The case of the day is Daguerre S.A.R.L. v. Rabizadeh (N.Y. App. Div. 2013). Daguerre is a French auction house. It alleged that the defendant, Albert Rabizadeh, was the winning bidder at a 2007 auction in Paris for four antique Russian drinking cups. Daguerre sued for the purchase price in the Superior Court of Paris in 2009. A process server served the summons on Rabizadeh by leaving it with a suitable person at his place of business in New York. Rabizadeh did not appear in the action, and the French court entered judgment against him. Daguerre then sought recognition and enforcement in New York. The judge granted Daguerre’s motion for summary judgment, and Rabizadeh appealed.

The appellate court reversed on technical grounds. Service by delivery of the documents to the defendant’s usual place of business is a permissible method of service under New York law, but only if the documents are also mailed to the defendant’s last known address or his actual place of business. The return of service did not aver that the documents had been mailed and thus the service was insufficient. It’s unclear whether, on remand, Daguerre will be able to show that the process was mailed to Rabizadeh; if not, much time and money will have been wasted.

The case is rightly decided. But the case arises in an interesting posture. I’ve previously observed that courts treat an Article 6 certification by a central authority under the Hague Service Convention as prima facie evidence, or even something more than that, that service was properly effected. Suppose Daguerre had sought to effect service via the US central authority, and the central authority’s contractor had done what the process server did here. Would it be appropriate for the US court to give more deference to the Article 6 certificate than it would give to an ordinary return of service in a purely domestic case? On the one hand, the US court is in a position to decide whether the service complied with US law, and on ordinary principles, a judgment without valid service of process is void, at least if the defendant did not appear in the action. On the other hand, the whole point of the Convention’s central authority mechanism is to provide some assurance to the plaintiff in the foreign action that service will be effected properly, and perhaps the United States has some international obligation to recognize a foreign judgment where service was made in the US under the Convention if the only objection to recognition is based on faulty service of process. Should the United States certify that the service was made and then pull the rug out from under the feet of the foreign judgment creditor after the judgment creditor, in reliance on the Article 6 certificate, has taken the case to judgment?

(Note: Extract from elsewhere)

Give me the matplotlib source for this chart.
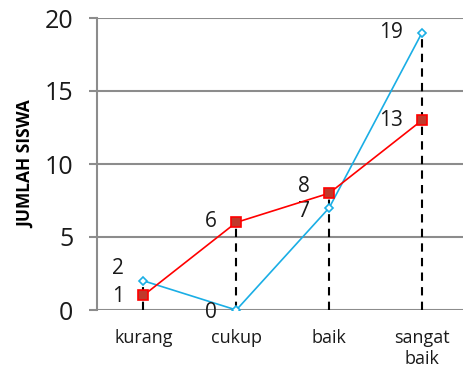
import matplotlib
matplotlib.use("Agg")
import matplotlib.pyplot as plt

categories = ["kurang", "cukup", "baik", "sangat\nbaik"]
series_red = [1, 6, 8, 13]
series_blue = [2, 0, 7, 19]
yticks = [0, 5, 10, 15, 20]

plt.rcParams['font.family'] = ['Open Sans', 'DejaVu Sans']

fig = plt.figure(figsize=(4.64, 3.68), dpi=100)
ax = fig.add_axes([97/464, 1 - 310/368, (468.5 - 97)/464, (310 - 18)/368])
x = list(range(len(categories)))

grid_c = "#8c8c8c"
for v in yticks:
    ax.axhline(v, color=grid_c, lw=1.5, zorder=1)

# drop lines
for xi, r, b in zip(x, series_red, series_blue):
    ax.plot([xi, xi], [0, max(r, b)], color="black", lw=1.5, ls=(0, (4, 3)), zorder=2)

ax.plot(x, series_red, color="#ff0000", lw=1.2, marker="s", ms=7,
        markerfacecolor="#c0392b", markeredgecolor="#ff0000", markeredgewidth=1.2, zorder=4)
ax.plot(x, series_blue, color="#1aaee5", lw=1.2, marker="D", ms=4.5,
        markerfacecolor="white", markeredgecolor="#1aaee5", markeredgewidth=1.2, zorder=3)

# data labels (left of points)
red_offsets = [(-14, -1), (-14, 1), (-14, 5), (-14, 0)]
blue_offsets = [(-14, 9), (-14, -2), (-14, -3), (-14, 0)]
for xi, v, off in zip(x, series_red, red_offsets):
    ax.annotate(str(v), (xi, v), xytext=off, textcoords="offset points",
                ha="right", va="center", fontsize=15, color="#1a1a1a")
for xi, v, off in zip(x, series_blue, blue_offsets):
    ax.annotate(str(v), (xi, v), xytext=off, textcoords="offset points",
                ha="right", va="center", fontsize=15, color="#1a1a1a")

ax.set_xlim(-0.5, 3.5)
ax.set_ylim(0, 20)
ax.set_yticks(yticks)
ax.set_yticklabels([str(v) for v in yticks], fontsize=18, color="#1a1a1a")
ax.set_xticks(x)
ax.set_xticklabels(categories, fontsize=13, color="#1a1a1a", linespacing=1.2, va="top")
ax.tick_params(axis="x", length=0, pad=14)
ax.tick_params(axis="y", length=6, width=1.5, color=grid_c, pad=11)
for s in ["top", "right", "bottom"]:
    ax.spines[s].set_visible(False)
ax.spines["left"].set_color(grid_c)
ax.spines["left"].set_linewidth(1.5)
ax.set_ylabel("JUMLAH SISWA", fontsize=12.5, fontweight="bold", labelpad=7)

fig.savefig("out.png", dpi=100)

I’m of two minds about this. On the one hand, the problem will really only arise in a default judgment case, so the foreign judgment creditor will not have had to bear the costs of litigating the case on the merits. On the other hand, subject to due process considerations (i.e., as long as the US defendant had actual notice and an opportunity to defend), I see room to make a case that the Convention itself should require the US to recognize a judgment in such circumstances.